We identified trials that evaluated the effects of CPOE and CDSSs on medication safety by electronically searching MEDLINE and the Cochrane Library and by manually searching the bibliographies of retrieved articles. Studies were included for systematic review if the design was a randomized controlled trial, a nonrandomized controlled trial, or an observational study with controls and if the measured outcomes were clinical (eg, adverse drug events) or surrogate (eg, medication errors) markers. Two reviewers extracted all the data. Discussion resolved any disagreements.

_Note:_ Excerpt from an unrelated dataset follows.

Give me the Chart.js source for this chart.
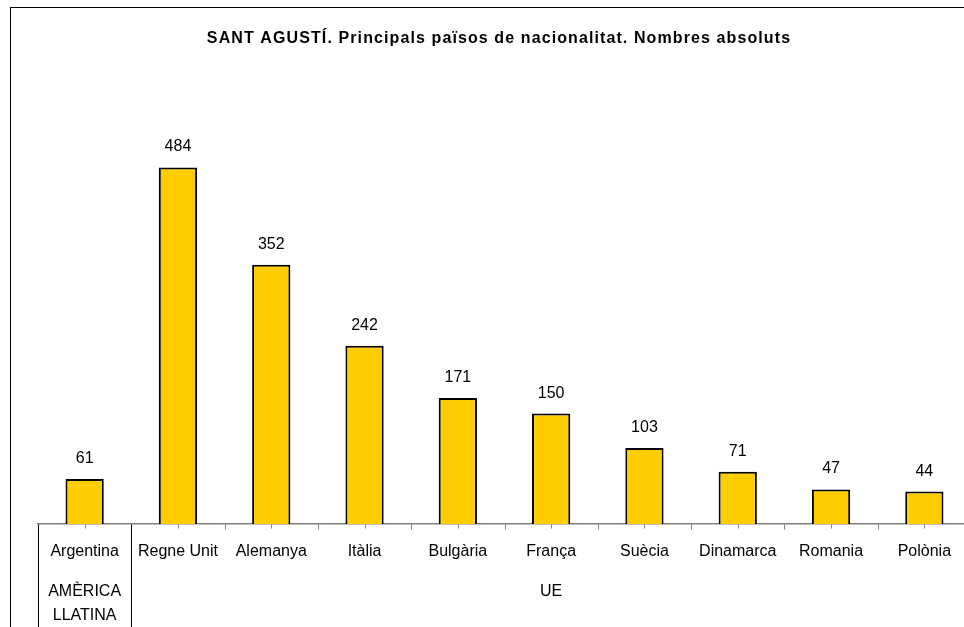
<!DOCTYPE html>
<html><head><meta charset="utf-8">
<script src="https://cdn.jsdelivr.net/npm/chart.js@4/dist/chart.umd.min.js"></script>
<style>
html,body{margin:0;padding:0;overflow:hidden;background:#fff;width:964px;height:627px}
#wrap{position:absolute;left:0;top:0;width:1000px;height:660px}
</style></head><body>
<div id="wrap"><canvas id="c" width="1000" height="660"></canvas></div>
<script>
const titleText = 'SANT AGUSTÍ. Principals països de nacionalitat. Nombres absoluts';
const categories = ['Argentina','Regne Unit','Alemanya','Itàlia','Bulgària','França','Suècia','Dinamarca','Romania','Polònia'];
const values = [61,484,352,242,171,150,103,71,47,44];
const groupLabels = [['AMÈRICA','LLATINA'],['UE']];
const groupFirst = [0,1];
const groupLast = [0,9];

const FONT = '"Liberation Sans", Arial, sans-serif';

const deco = {
  id: 'deco',
  beforeDraw(chart) {
    const ctx = chart.ctx;
    ctx.save();
    ctx.fillStyle = '#fff';
    ctx.fillRect(0, 0, chart.width, chart.height);
    ctx.restore();
  },
  afterDraw(chart) {
    const ctx = chart.ctx, xs = chart.scales.x, area = chart.chartArea;
    ctx.save();
    // outer frame
    ctx.strokeStyle = '#000';
    ctx.lineWidth = 1;
    ctx.strokeRect(10.5, 7.5, 978, 700);
    // title
    ctx.fillStyle = '#000';
    ctx.font = 'bold 16px ' + FONT;
    if ('letterSpacing' in ctx) ctx.letterSpacing = '1.1px';
    ctx.textAlign = 'center';
    ctx.textBaseline = 'middle';
    ctx.fillText(titleText, 499, 39);
    if ('letterSpacing' in ctx) ctx.letterSpacing = '0px';
    // value labels
    const meta = chart.getDatasetMeta(0);
    ctx.font = '16px ' + FONT;
    ctx.textBaseline = 'alphabetic';
    meta.data.forEach((b, i) => ctx.fillText(String(values[i]), b.x, b.y - 16));
    // ticks
    const n = categories.length;
    const w = (area.right - area.left) / n;
    const y0 = Math.round(xs.top) + 0.5;
    ctx.strokeStyle = '#808080';
    ctx.beginPath();
    for (let i = 0; i < n; i++) {
      const cx = Math.round(xs.getPixelForValue(i)) + 0.5;
      ctx.moveTo(cx, y0); ctx.lineTo(cx, y0 + 4);
      if (i > 0) {
        const bx = Math.round(xs.getPixelForValue(i) - w / 2) + 0.5;
        ctx.moveTo(bx, y0); ctx.lineTo(bx, y0 + 5);
      }
    }
    ctx.stroke();
    // group separators
    ctx.strokeStyle = '#000';
    ctx.beginPath();
    const edges = new Set();
    groupFirst.forEach((f, g) => {
      edges.add(Math.round(xs.getPixelForValue(f) - w / 2));
      edges.add(Math.round(xs.getPixelForValue(groupLast[g]) + w / 2));
    });
    edges.forEach(ex => { ctx.moveTo(ex + 0.5, y0); ctx.lineTo(ex + 0.5, chart.height); });
    ctx.stroke();
    // group labels
    ctx.fillStyle = '#000';
    ctx.font = '16px ' + FONT;
    ctx.textAlign = 'center';
    ctx.textBaseline = 'middle';
    groupLabels.forEach((lines, g) => {
      const left = xs.getPixelForValue(groupFirst[g]) - w / 2;
      const right = xs.getPixelForValue(groupLast[g]) + w / 2;
      const cx = (left + right) / 2;
      lines.forEach((t, k) => ctx.fillText(t, cx, 592 + k * 24));
    });
    ctx.restore();
  }
};

new Chart(document.getElementById('c'), {
  type: 'bar',
  data: {
    labels: categories,
    datasets: [{
      data: values,
      backgroundColor: '#FFCC00',
      borderColor: '#000',
      borderWidth: 2,
      barPercentage: 0.41,
      categoryPercentage: 1
    }]
  },
  options: {
    responsive: false,
    animation: false,
    devicePixelRatio: 1,
    layout: { padding: { left: 38, right: 29, top: 82, bottom: 0 } },
    plugins: { legend: { display: false }, title: { display: false }, tooltip: { enabled: false } },
    scales: {
      x: {
        grid: { display: false },
        border: { display: true, color: '#808080', width: 1.5 },
        ticks: { color: '#000', font: { size: 16, family: FONT }, padding: 10, maxRotation: 0, autoSkip: false },
        afterFit(scale) { scale.height = 136; }
      },
      y: {
        display: false,
        min: 0,
        max: 600
      }
    }
  },
  plugins: [deco]
});
</script>
</body></html>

Five trials assessing CPOE and 7 assessing isolated CDSSs met the criteria. Of the CPOE studies, 2 demonstrated a marked decrease in the serious medication error rate, 1 an improvement in corollary orders, 1 an improvement in 5 prescribing behaviors, and 1 an improvement in nephrotoxic drug dose and frequency. Of the 7 studies evaluating isolated CDSSs, 3 demonstrated statistically significant improvements in antibiotic-associated medication errors or adverse drug events and 1 an improvement in theophylline-associated medication errors. The remaining 3 studies had nonsignificant results.
Use of CPOE and isolated CDSSs can substantially reduce medication error rates, but most studies have not been powered to detect differences in adverse drug events and have evaluated a small number of "homegrown" systems. Research is needed to evaluate commercial systems, to compare the various applications, to identify key components of applications, and to identify factors related to successful implementation of these systems.